20080919

Fun With Setting Up Hylafax, Part One

Okay, I admit it: I'm a Windows user. I've used Windows all my life. Sure, I've played around in Ubuntu here and there, and the Gnome desktop is great. Even KDE is nice and intuitive. Stick me at a Bash prompt, though, and "ls" is about all I know. That, and to avoid "vi" at all costs unless I want to reboot the machine, since I can't get out of vi or vim.

Well, that was Monday. Today is Friday, and I've spent the week learning my way around Bash a bit.
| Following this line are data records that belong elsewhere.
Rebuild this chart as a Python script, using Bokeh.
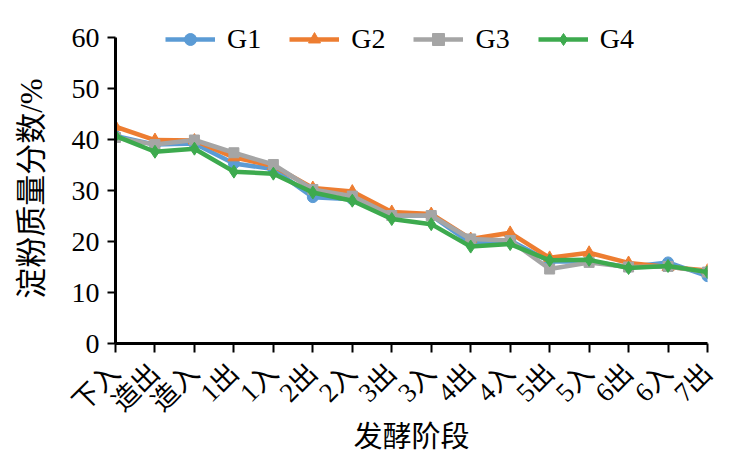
import math
from bokeh.plotting import figure
from bokeh.models import Range1d, FixedTicker, Legend, LegendItem
from bokeh.embed import file_html
from bokeh.resources import INLINE

# Fermentation stages
stages = ["下入", "造出", "造入", "1出", "1入", "2出", "2入", "3出",
          "3入", "4出", "4入", "5出", "5入", "6出", "6入", "7出"]

# Starch mass fraction (%) per group
g1 = [40.7, 39.0, 39.2, 35.3, 34.2, 28.7, 28.3, 25.1, 25.1, 19.7, 20.2, 16.1, 16.1, 15.0, 15.9, 13.2]
g2 = [42.5, 39.9, 39.8, 36.5, 34.8, 30.5, 29.8, 25.8, 25.4, 20.5, 21.7, 16.8, 17.8, 15.8, 15.0, 14.3]
g3 = [40.4, 39.0, 39.9, 37.4, 35.1, 30.2, 28.9, 25.1, 25.1, 20.5, 20.2, 14.6, 15.9, 15.0, 15.1, 14.0]
g4 = [40.7, 37.6, 38.2, 33.7, 33.3, 29.6, 28.0, 24.4, 23.4, 19.0, 19.5, 16.3, 16.4, 14.8, 15.2, 14.0]

y_ticks = [0, 10, 20, 30, 40, 50, 60]

SERIF = "Liberation Serif, Noto Sans CJK SC"

x = list(range(len(stages)))

# frame runs from y=10 to y=343 px; the axis itself is bounded to 0..60
TOP, BOTTOM = 10, 343
y_top = 60 * (BOTTOM - TOP) / (BOTTOM - 37)

p = figure(width=747, height=459, output_backend="svg", toolbar_location=None,
           x_range=Range1d(0, len(stages) - 1), y_range=Range1d(0, y_top),
           min_border_left=115, min_border_right=40, min_border_top=TOP,
           min_border_bottom=459 - BOTTOM)
p.outline_line_color = None
p.grid.grid_line_color = None
p.background_fill_color = "white"
p.border_fill_color = "white"

colors = ["#5B9BD5", "#ED7D31", "#A5A5A5", "#3DAA4E"]
series = [g1, g2, g3, g4]
names = ["G1", "G2", "G3", "G4"]

items = []
for name, ys, col in zip(names, series, colors):
    r_line = p.line(x, ys, line_color=col, line_width=4.5)
    if name == "G1":
        r_m = p.scatter(x, ys, marker="circle", size=11, fill_color=col, line_color=col)
    elif name == "G2":
        r_m = p.scatter(x, ys, marker="triangle", size=12, fill_color=col, line_color=col)
    elif name == "G3":
        r_m = p.scatter(x, ys, marker="square", size=10, fill_color=col, line_color=col)
    else:
        r_m = p.scatter(x, ys, marker="diamond", size=13, fill_color=col, line_color=col)
    items.append(LegendItem(label=name, renderers=[r_line, r_m]))

legend = Legend(items=items, orientation="horizontal", location=(50, 288),
                glyph_width=50, glyph_height=30, label_standoff=12, spacing=28,
                label_text_font=SERIF, label_text_font_size="28px",
                label_text_color="black", border_line_color=None,
                background_fill_alpha=0, padding=0, margin=0)
p.add_layout(legend, "center")

# x axis
p.xaxis.ticker = FixedTicker(ticks=x)
p.xaxis.major_label_overrides = {i: s for i, s in enumerate(stages)}
p.xaxis.major_label_orientation = math.pi / 4
p.xaxis.major_label_text_font = SERIF
p.xaxis.major_label_text_font_size = "27px"
p.xaxis.major_label_text_color = "black"
p.xaxis.axis_label = "发酵阶段"
p.xaxis.axis_label_text_font = SERIF
p.xaxis.axis_label_text_font_size = "29px"
p.xaxis.axis_label_text_font_style = "normal"
p.xaxis.axis_label_text_color = "black"
p.xaxis.axis_label_standoff = -10
p.xaxis.axis_line_width = 3
p.xaxis.major_tick_line_width = 2
p.xaxis.major_tick_in = 0
p.xaxis.major_tick_out = 9
p.xaxis.minor_tick_line_color = None
p.xaxis.major_label_standoff = 16

# y axis; trailing no-break spaces keep the label centred on the 0-60 span
p.yaxis.ticker = FixedTicker(ticks=y_ticks)
p.yaxis.bounds = (0, 60)
p.yaxis.major_label_text_font = SERIF
p.yaxis.major_label_text_font_size = "28px"
p.yaxis.major_label_text_color = "black"
p.yaxis.axis_label = "淀粉质量分数/%" + "\u00a0" * 3
p.yaxis.axis_label_text_font = SERIF
p.yaxis.axis_label_text_font_size = "31px"
p.yaxis.axis_label_text_font_style = "normal"
p.yaxis.axis_label_text_color = "black"
p.yaxis.axis_label_standoff = 20
p.yaxis.axis_line_width = 3
p.yaxis.major_tick_line_width = 2
p.yaxis.major_tick_in = 0
p.yaxis.major_tick_out = 8
p.yaxis.minor_tick_line_color = None
p.yaxis.major_label_standoff = 8

open("out.html", "w").write(file_html(p, INLINE))
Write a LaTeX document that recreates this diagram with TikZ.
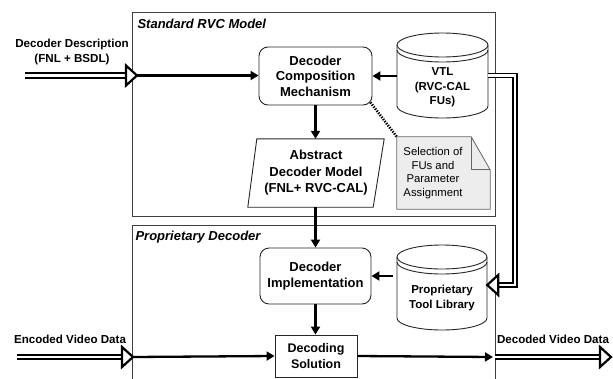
\documentclass[tikz,border=0pt]{standalone}
\usepackage{fontspec}
\setmainfont{Liberation Sans}
\usetikzlibrary{arrows.meta,calc}
\pgfdeclarelayer{bg}
\pgfsetlayers{bg,main}

\tikzset{
  frame/.style={draw=black!75, line width=1pt},
  title/.style={anchor=west, font=\bfseries\itshape\fontsize{13}{15}\selectfont},
  rbox/.style={draw=black!85, line width=0.9pt, rounded corners=9pt, align=center,
    font=\bfseries\fontsize{13}{15.5}\selectfont},
  sbox/.style={draw=black!85, line width=0.9pt, align=center,
    font=\bfseries\fontsize{12.5}{16}\selectfont},
  plain/.style={align=center, font=\bfseries\fontsize{13}{16.5}\selectfont},
  cyltext/.style={align=center, font=\bfseries\fontsize{11.5}{14.5}\selectfont},
  label/.style={align=center, font=\bfseries\fontsize{11.6}{14.5}\selectfont},
  notetext/.style={align=center, font=\fontsize{11.3}{13.5}\selectfont},
  cyl/.style={draw=black!85, line width=0.9pt, fill=white},
  arr/.style={line width=2.3pt, -{Triangle[length=8pt,width=9pt]}},
  dbl/.style={draw=black, line width=2.2pt, double=white, double distance=2.4pt},
  dblthin/.style={draw=black, line width=1.8pt, double=white, double distance=2.2pt, line join=miter},
  dots/.style={line width=2.6pt, dash pattern=on 1.3pt off 1.3pt},
  ohead/.pic={\draw[line width=2.2pt, fill=white, line join=miter] (-11,-10) -- (0,0) -- (-11,10) -- cycle;}
}

\begin{document}
\begin{tikzpicture}[x=1pt, y=-1pt]
\useasboundingbox (0,0) rectangle (613,378);
\clip (0,0) rectangle (613,378);

% the two outer frames
\node[frame, minimum width=363pt, minimum height=204pt, inner sep=0pt] (std) at (313.5,114) {};
\node[frame, minimum width=363pt, minimum height=180pt, inner sep=0pt] (prop) at (313.5,315) {};
\node[title] (stdtitle) at (134,24) {Standard RVC Model};
\node[title] (proptitle) at (132,237) {Proprietary Decoder};

% VTL cylinder
\draw[cyl] (397,45) -- (397,106) arc[start angle=180, end angle=360, x radius=45.5pt, y radius=12pt] -- (488,45);
\draw[cyl] (442.5,45) ellipse [x radius=45.5pt, y radius=12pt];
\draw[cyl, fill=none] (397,50) arc[start angle=180, end angle=360, x radius=45.5pt, y radius=12pt];
\node[cyltext, minimum width=91pt, minimum height=61pt, inner sep=0pt] (vtl) at (442.5,87.5) {VTL\\(RVC-CAL\\FUs)};

% proprietary tool library cylinder
\draw[cyl] (397,257) -- (397,318) arc[start angle=180, end angle=360, x radius=45pt, y radius=12pt] -- (487,257);
\draw[cyl] (442,257) ellipse [x radius=45pt, y radius=12pt];
\draw[cyl, fill=none] (397,262) arc[start angle=180, end angle=360, x radius=45pt, y radius=12pt];
\node[cyltext, minimum width=90pt, minimum height=58pt, inner sep=0pt] (ptl) at (442,298) {Proprietary\\Tool Library};

% main blocks
\node[rbox, minimum width=113pt, minimum height=58pt, inner sep=0pt] (dcm) at (315.5,76) {Decoder\\Composition\\Mechanism};
\node[rbox, minimum width=111pt, minimum height=56pt, inner sep=0pt] (di) at (315.5,276) {Decoder\\Implementation};
\node[sbox, minimum width=82pt, minimum height=42pt, inner sep=0pt, fill=white] (ds) at (316,356) {Decoding\\Solution};

% abstract decoder model (parallelogram)
\node[plain, minimum width=136pt, minimum height=68pt, inner sep=0pt] (adm) at (316,173) {Abstract\\Decoder Model\\(FNL+ RVC-CAL)};
\begin{pgfonlayer}{bg}
\draw[draw=black!85, line width=0.9pt, fill=white]
  ($(adm.north west)+(9,0)$) -- (adm.north east) -- ($(adm.south east)+(-11,0)$) -- (adm.south west) -- cycle;
\end{pgfonlayer}

% note with folded corner; the text sits left of the fold
\node[notetext, minimum width=72pt, minimum height=72pt, inner sep=0pt] (note) at (433,173) {Selection of\\FUs and\\Parameter\\Assignment};
\begin{pgfonlayer}{bg}
\draw[draw=black!60, line width=0.8pt, fill=black!7]
  (note.north west) -- ($(note.north east)+(2,0)$) -- ($(note.north east)+(21,33)$) -- ($(note.south east)+(21,0)$) -- (note.south west) -- cycle;
\draw[draw=black!60, line width=0.8pt]
  ($(note.north east)+(2,0)$) -- ($(note.north east)+(2,33)$) -- ($(note.north east)+(21,33)$);
\end{pgfonlayer}

% outside labels
\node[label] (desc) at (72,52) {Decoder Description\\(FNL + BSDL)};
\node[label] (enc) at (70,339) {Encoded Video Data};
\node[label] (dec) at (553,339) {Decoded Video Data};

% free ends of the outside connectors
\coordinate (descin) at (25,75.5);
\coordinate (desctip) at (137,75.5);
\coordinate (encin) at (17,357);
\coordinate (enctip) at (133,357);
\coordinate (decmid) at (493,357);
\coordinate (decout) at (612,357);

% decoder description input
\draw[dbl] (descin) -- ($(desctip)+(-11,0)$);
\pic at (desctip) {ohead};
\draw[arr] (desctip) -- (dcm.west |- desctip);

% internal flow
\draw[arr] (vtl.west |- dcm.east) -- (dcm.east);
\draw[arr] (dcm.south) -- (adm.north -| dcm.south);
\draw[arr] (adm.south -| di.north) -- (di.north);
\draw[arr, shorten <=4pt] (ptl.west |- di.east) -- (di.east);
\draw[arr] (di.south) -- (ds.north -| di.south);
\draw[dots] ($(dcm.south east)+(-2,-3)$) -- (note.north west);

% VTL content handed over to the proprietary tool library
\draw[dblthin] (vtl.east |- 0,75.5) -- (515,75.5) -- (515,285) -- ($(ptl.east |- 0,285)+(12,0)$);
\pic[rotate=180] at (ptl.east |- 0,285) {ohead};

% encoded video in, decoded video out
\draw[dbl] (encin) -- ($(enctip)+(-11,0)$);
\pic at (enctip) {ohead};
\draw[arr] (enctip) -- (ds.west);
\draw[arr] (ds.east) -- (decmid);
\draw[dbl] ($(decmid)+(2,0)$) -- ($(decout)+(-11,0)$);
\pic at ($(decout)+(-1,0)$) {ohead};
\end{tikzpicture}
\end{document}
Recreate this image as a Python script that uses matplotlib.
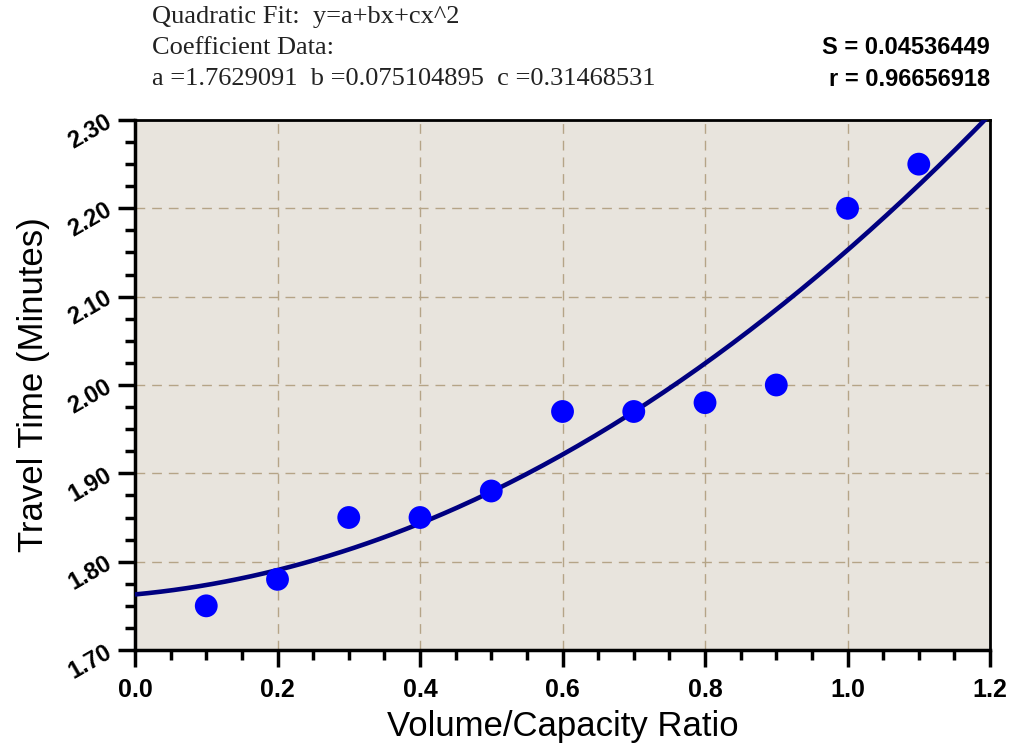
import matplotlib.pyplot as plt
import numpy as np
from matplotlib.ticker import MultipleLocator

# data
vc_ratio = [0.1, 0.2, 0.3, 0.4, 0.5, 0.6, 0.7, 0.8, 0.9, 1.0, 1.1]
travel_time = [1.75, 1.78, 1.85, 1.85, 1.88, 1.97, 1.97, 1.98, 2.00, 2.20, 2.25]
x_ticks = [0.0, 0.2, 0.4, 0.6, 0.8, 1.0, 1.2]
y_ticks = [1.70, 1.80, 1.90, 2.00, 2.10, 2.20, 2.30]

# fit coefficients as printed on the chart
coef_a = 1.7629091
coef_b = 0.075104895
coef_c = 0.31468531
stat_s = 0.04536449
stat_r = 0.96656918

xfit = np.linspace(0, 1.2, 200)
yfit = coef_a + coef_b * xfit + coef_c * xfit ** 2

fig = plt.figure(figsize=(10.12, 7.48), dpi=100)
ax = fig.add_axes([0.1334, 0.131, 0.8449, 0.7086])
ax.set_facecolor('#E8E4DD')

ax.plot(xfit, yfit, color='#000080', linewidth=3.3, zorder=3)
ax.scatter(vc_ratio, travel_time, s=270, color='#0000FF', edgecolors='none', zorder=4)

ax.xaxis.set_minor_locator(MultipleLocator(0.05))
ax.yaxis.set_minor_locator(MultipleLocator(0.025))
ax.set_xticks(x_ticks)
ax.set_xticklabels(['%.1f' % t for t in x_ticks],
                   fontsize=18, fontweight='bold', family='Liberation Sans')
ax.set_yticks(y_ticks)
ax.set_yticklabels(['%.2f' % t for t in y_ticks], fontsize=17, fontweight='bold',
                   family='Liberation Sans', rotation=30, rotation_mode='anchor',
                   ha='right', va='center')
ax.set_xlim(0, 1.2)
ax.set_ylim(1.70, 2.30)
ax.grid(True, which='major', color='#B5A487', linestyle=(0, (7, 5)), linewidth=1)

for side in ['left', 'bottom']:
    ax.spines[side].set_linewidth(2.5)
for side in ['top', 'right']:
    ax.spines[side].set_linewidth(2)

ax.tick_params(which='major', direction='out', length=12, width=2.5)
ax.tick_params(which='minor', direction='out', length=7, width=2.5)
ax.tick_params(axis='x', pad=8)
ax.tick_params(axis='y', pad=6)

ax.set_xlabel('Volume/Capacity Ratio', fontsize=25, family='Liberation Sans', labelpad=6)
ax.set_ylabel('Travel Time (Minutes)', fontsize=25, family='Liberation Sans', labelpad=10)

# header text
hdr = dict(fontsize=19, family='Liberation Serif', va='center', color='#222222')
fig.text(152 / 1012, 1 - 17 / 748, 'Quadratic Fit:  y=a+bx+cx^2', **hdr)
fig.text(152 / 1012, 1 - 48 / 748, 'Coefficient Data:', **hdr)
fig.text(152 / 1012, 1 - 79 / 748,
         'a =%.7f  b =%.9f  c =%.8f' % (coef_a, coef_b, coef_c), **hdr)
fig.text(990 / 1012, 1 - 47 / 748, 'S = %.8f' % stat_s, fontsize=17, fontweight='bold',
         family='Liberation Sans', ha='right', va='center')
fig.text(990 / 1012, 1 - 79 / 748, 'r = %.8f' % stat_r, fontsize=17, fontweight='bold',
         family='Liberation Sans', ha='right', va='center')

fig.savefig('out.png', dpi=100)
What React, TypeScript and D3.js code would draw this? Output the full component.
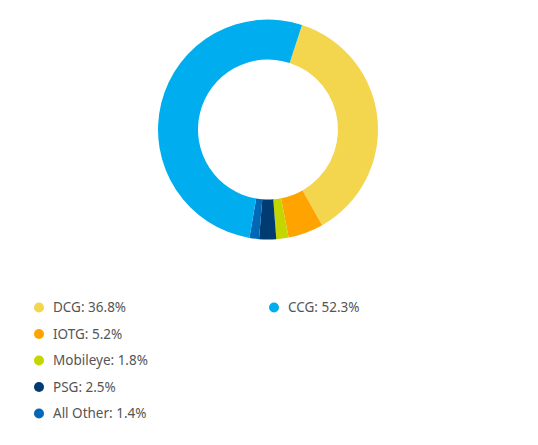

I've spent considerable amounts of time getting used to emacs & nano, which are much more intuitive than vi or vim, and using ssh to connect directly to the machine's terminal window rather than using TightVNC or the VMWare Infrastructure Client to play around in Gnome, since it's faster to go straight to the terminal.

Why am I going through all of this? Well, besides the fact that I've been meaning to learn Linux for quite some time, I need a fax server. We already have GFI Faxmaker, but it's only for one line, and the server only has one PCI slot. We need more than that, and if I go above four, GFI costs extra; not something I can head towards, since I've been told to "make do with what I have" in terms of IT budget. That means open-source solutions are afoot.

So I learned about Hylafax from a friend's son, who happens to be a Linux geek. You can learn more about Hylafax from www.hylafax.org. Needless to say, the installation and usage should've been relatively painless, but I inadvertently threw my own monkey wrench in there with one thing: The VMWare ESXi Hypervisor. For some reason, it simply refuses to recognize any local COM ports on the hypervisor machine, which I would then forward to the host machine.

I finally discovered this after using cu -hl ttyS0 caused the terminal to lock up again and again.

Now, I'm downloading the machine's virtual disk files locally from the hypervisor's datastore. I'll wipe the hypervisor box, install Windows XP, then load the VMWare Desktop hypervisor. Windows XP plays nicer with faxmodems, so we'll see if I can forward the COM ports that way.

Time will tell; I'll post an update with my results later. And yes, for those of you who have also read the documentation and set up your own Hylafax server, I DID name the virtual machine "Hylamonster." It'll be a cuter name when it's actually working.